Chris Kraus, a filmmaker and theorist, married to a theorist, falls in love with one of her husband’s colleagues at a dinner party. Rather than dismiss her attraction or work her way through or have an affair (which she does anyway) she decides to treat it as an opportunity to explore through dynamic writing, personal journaling, dialogue, and various theoretical and psychological philosophical writing the attraction and it’s meaning. It’s like a modernist novel through the lens of a century of theory. It’s also really interesting, and hilarious.
If you haven’t read this before, the form and tone and style of the book are kind of hard to capture. Even referring to this book as a novel or memoir is complicated. I choose to call it a novel, and that feels like a perfectly suitable but changeable label for me.

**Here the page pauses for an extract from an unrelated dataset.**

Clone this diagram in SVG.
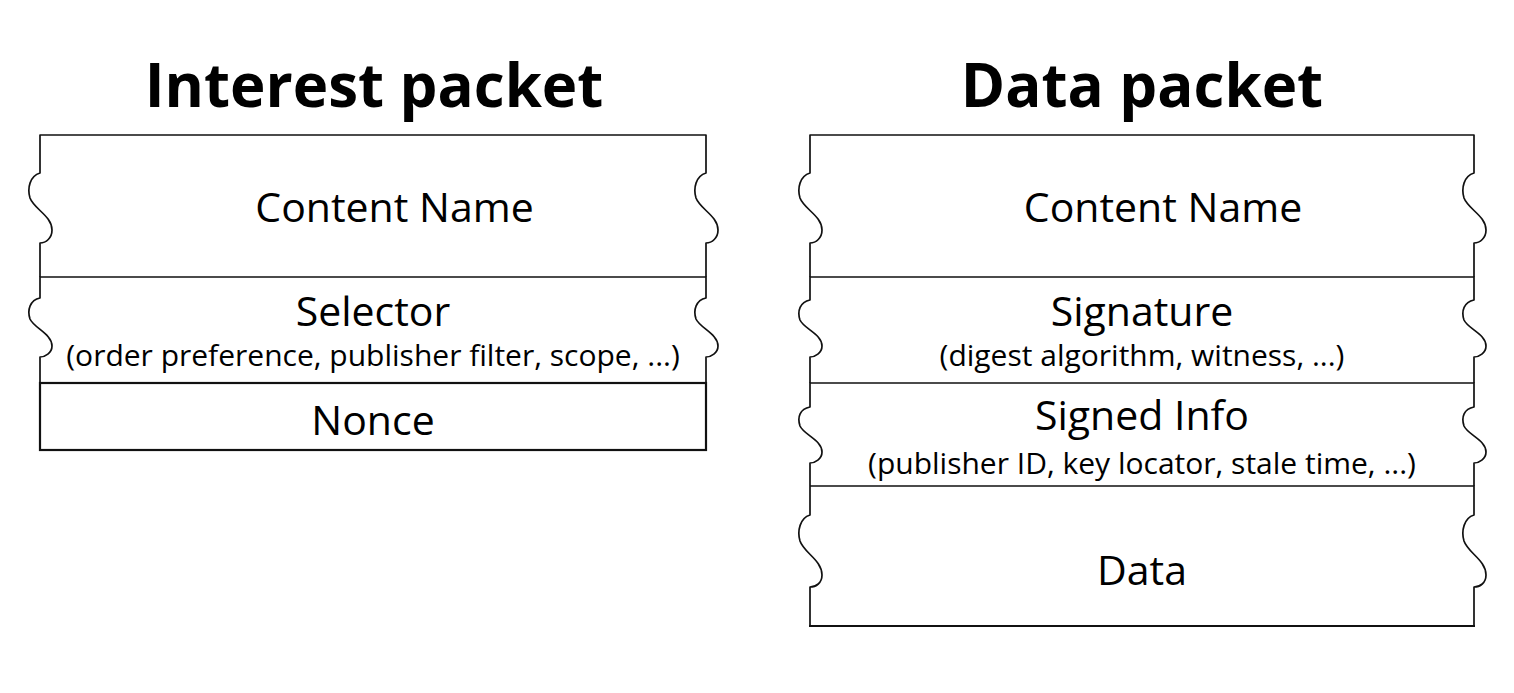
<svg xmlns="http://www.w3.org/2000/svg" width="1514" height="693" viewBox="0 0 1514 693">
<style>
.t{font-family:"Open Sans","Liberation Sans",sans-serif;font-weight:700;font-size:60px;fill:#000;text-anchor:middle}
.m{font-family:"Open Sans","Liberation Sans",sans-serif;font-size:41px;fill:#000;text-anchor:middle}
.s{font-family:"Open Sans","Liberation Sans",sans-serif;font-size:30px;fill:#000;text-anchor:middle}
.e{fill:none;stroke:#111;stroke-width:1.7;stroke-linejoin:round}
.b{fill:none;stroke:#111;stroke-width:2.2}
</style>
<rect width="1514" height="693" fill="#fff"/>
<g id="interest-packet">
<text class="t" x="374" y="107">Interest packet</text>
<g id="i-content-name">
<path class="e" d="M40,277 V243 C46,243 52,238 52,230 C52,216 34,209 30,198 C27,188 30,176 40,173 V135 H706 V173 C696,176 693,188 696,198 C700,209 718,216 718,230 C718,238 712,243 706,243 V277"/>
<text class="m" x="394.5" y="222">Content Name</text>
</g>
<g id="i-selector">
<path class="e" d="M40,383 V357 C45,357 52,353 52,346 C52,334 34,328 30,319 C27,310 30,300 40,298 V277 H706 V298 C696,300 693,310 696,319 C700,328 718,334 718,346 C718,353 711,357 706,357 V383"/>
<text class="m" x="373" y="326">Selector</text>
<text class="s" x="373" y="366">(order preference, publisher filter, scope, ...)</text>
</g>
<g id="i-nonce">
<rect class="b" x="40" y="383" width="666" height="67"/>
<text class="m" x="373" y="435">Nonce</text>
</g>
</g>
<g id="data-packet">
<text class="t" x="1142" y="107">Data packet</text>
<g id="d-content-name">
<path class="e" d="M810,277 V243 C816,243 822,238 822,230 C822,216 804,209 800,198 C797,188 800,176 810,173 V135 H1474 V173 C1464,176 1461,188 1464,198 C1468,209 1486,216 1486,230 C1486,238 1480,243 1474,243 V277"/>
<text class="m" x="1163" y="222">Content Name</text>
</g>
<g id="d-signature">
<path class="e" d="M810,383 V357 C815,357 822,353 822,346 C822,334 804,329 800,320 C797,311 800,302 810,300 V277 H1474 V300 C1464,302 1461,311 1464,320 C1468,329 1486,334 1486,346 C1486,353 1479,357 1474,357 V383"/>
<text class="m" x="1142" y="326">Signature</text>
<text class="s" x="1142" y="366">(digest algorithm, witness, ...)</text>
</g>
<g id="d-signed-info">
<path class="e" d="M810,486 V463 C815,463 822,459 822,452 C822,440 804,435 800,426 C797,417 800,409 810,407 V383 H1474 V407 C1464,409 1461,417 1464,426 C1468,435 1486,440 1486,452 C1486,459 1479,463 1474,463 V486"/>
<text class="m" x="1142" y="430">Signed Info</text>
<text class="s" x="1142" y="474">(publisher ID, key locator, stale time, ...)</text>
</g>
<g id="d-data">
<path class="e" d="M810,486 H1474 V515 C1464,518 1461,531 1464,541 C1468,553 1486,560 1486,575 C1486,583 1480,587 1474,587 V626 M810,486 V515 C800,518 797,531 800,541 C804,553 822,560 822,575 C822,583 816,587 810,587 V626"/>
<line class="b" x1="809" y1="626" x2="1475" y2="626"/>
<text class="m" x="1142" y="585">Data</text>
</g>
</g>
<g id="connectors"/>
</svg>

So the book begins with an introduction by the poet Eileen Myles who tells us more or less the same things, including the ways in which this book helps to close out the 20th century and begin the 21st century. I am not sure about beginning or closing, but I do think there’s something in the analysis in terms of a form of fiction we are in the midst of (even though it’s a small midst) books by writers like Anne Carson, Maggie Nelson, Ben Lerner, and Karl Ove Knausgard. So in a lot of ways, I think she’s right and this books looks a LOT like how this book looks.
But then again, I don’t think this book covers any more ground (except through theorizing) than Proust did 75 years earlier.